Add validation rules where possible.

12) Validation

With Mongoose, enforce structure directly in the schema definition.

import mongoose from "mongoose";

const studentSchema = new mongoose.Schema({
	name: { type: String, required: true },
	email: { type: String, required: true },
	age: { type: Number, min: 0 }
});

const Student = mongoose.model("Student", studentSchema);

13) Transactions

MongoDB supports multi-document ACID transactions (on replica sets/sharded clusters).

Use transactions when one operation depends on another and all must succeed together.
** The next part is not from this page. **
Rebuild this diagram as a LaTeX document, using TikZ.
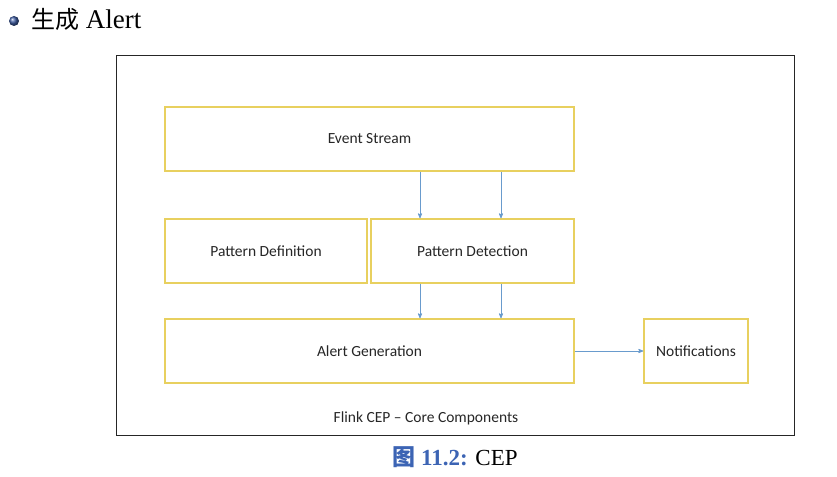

14) Replication and High Availability

Replica set has primary and secondary nodes.
Writes go to primary; secondaries replicate data.
On primary failure, automatic election picks new primary.

Benefits:

High availability
Fault tolerance
Read scaling (read preferences)

15) Sharding and Horizontal Scaling

Sharding splits data across multiple servers by a shard key.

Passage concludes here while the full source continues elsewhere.